Time to Breakeven on the Point: $2,000 / $30.97 ≈ 64.6 months ≈ 5.4 years

Since the loan term is 10 years, buying the point is a reasonable financial decision if you plan to keep the loan for more than 5.4 years.

Strategic Considerations for Michigan Homeowners

Is a 10-year refinance right for you? The ideal Michigan candidate:

  • Has a high, stable income: Can comfortably afford the payment jump. This is the most important factor.
  • Has significant equity: An LTV below 80% is crucial for the best rate.
  • Has a higher current rate: Refinancing from a rate above 5.0% makes the math more compelling.
  • Values debt freedom over liquidity: Prioritizes eliminating debt over having more discretionary cash flow each month.
  • Is planning for retirement: Wants to ensure the mortgage is paid off before leaving the workforce.

Alternatives to Consider:

  • 15-Year Fixed-Rate Refinance: Offers a strong middle ground with a higher payment than a 30-year but lower than a 10-year, still with significant interest savings.
  • Making Extra Payments: If you have an existing low rate (e.g., 3-4%), you can simulate a 10-year payoff by making extra principal payments. This avoids closing costs and retains flexibility.

Conclusion

For a homeowner in Michigan, a 10-year refinance is a powerful strategic tool for building equity rapidly. The pursuit of the best rate is important, but it is secondary to the larger strategic question of whether this accelerated debt payoff aligns with your financial capabilities and goals. The “best rate” is a deeply personal figure, determined by your credit, your equity in your Michigan home, and the competitive landscape of lenders operating within the state.
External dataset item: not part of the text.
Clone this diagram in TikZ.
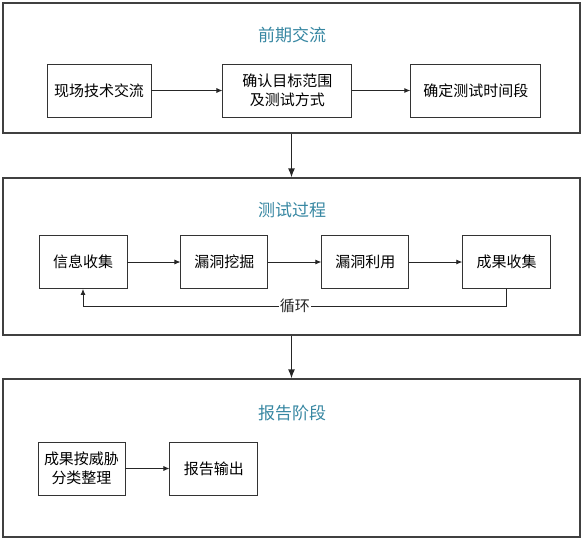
\documentclass[tikz,border=0pt]{standalone}
\usepackage{fontspec}
\newfontfamily\cjk{Noto Sans CJK SC}
\usetikzlibrary{positioning}
\usetikzlibrary{arrows.meta}
\definecolor{phaseteal}{RGB}{55,135,162}

\tikzset{
  panel/.style={draw=black!75, line width=1.2pt, rectangle, minimum width=577pt},
  title/.style={font=\cjk\fontsize{17}{20}\selectfont, text=phaseteal},
  box/.style={draw=black!80, line width=0.9pt, rectangle, minimum height=53pt,
    align=center, inner sep=2pt, font=\cjk\fontsize{15}{19}\selectfont},
  arr/.style={-{Latex[length=6pt,width=5pt]}, line width=0.8pt, black!85},
  bigarr/.style={-{Latex[length=9pt,width=7pt]}, line width=1.4pt, black!85}
}

\begin{document}
\begin{tikzpicture}[x=1pt, y=-1pt, node distance=53pt]
  \useasboundingbox (0,0) rectangle (582,539);
  % three phases
  \node (qqjl) [panel, minimum height=130pt] at (291.5,68) {};
  \node (csgc) [panel, minimum height=157pt] at (291.5,256.5) {};
  \node (bgjd) [panel, minimum height=158pt] at (291.5,458) {};
  \node [title] at (292,35) {前期交流};
  \node [title] at (292,210) {测试过程};
  \node [title] at (292,413) {报告阶段};
  \draw[bigarr] (qqjl) -- (csgc); \draw[bigarr] (csgc) -- (bgjd);
  % phase one
  \node (xcjl) [box, minimum width=104pt] at (99,90.5) {现场技术交流};
  \node (qrmb) [box, minimum width=129pt, right=71pt of xcjl]
    {确认目标范围\\及测试方式};
  \node (qdsj) [box, minimum width=130pt, right=58pt of qrmb] {确定测试时间段};
  \draw[arr] (xcjl) -- (qrmb); \draw[arr] (qrmb) -- (qdsj);
  % phase two
  \node (xxsj) [box, minimum width=88pt] at (83,262) {信息收集};
  \node (ldwj) [box, minimum width=87pt, right=of xxsj] {漏洞挖掘};
  \node (ldly) [box, minimum width=87pt, right=of ldwj] {漏洞利用};
  \node (cgsj) [box, minimum width=88pt, right=of ldly] {成果收集};
  \draw[arr] (xxsj) -- (ldwj); \draw[arr] (ldwj) -- (ldly);
  \draw[arr] (ldly) -- (cgsj);
  \draw[arr] (cgsj.south) -- ++(0,17) -| (xxsj.south)
    node[pos=0.25, fill=white, inner sep=1pt, font=\cjk\fontsize{15}{19}\selectfont] {循环};
  % phase three
  \node (cgzl) [box, minimum width=87pt] at (81.5,468.5) {成果按威胁\\分类整理};
  \node (bgsc) [box, minimum width=88pt, right=44pt of cgzl] {报告输出};
  \draw[arr] (cgzl) -- (bgsc);
\end{tikzpicture}
\end{document}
For the qualified Michigander—one with substantial equity and the financial fortitude to handle the elevated monthly payments—the 10-year path offers a clear opportunity to save tens of thousands of dollars and achieve the security of a mortgage-free life in just ten years. This decision requires careful calculation, a clear understanding of the breakeven point on costs, and a steadfast commitment to financial discipline. For those who meet this high bar, the reward is substantial financial liberation.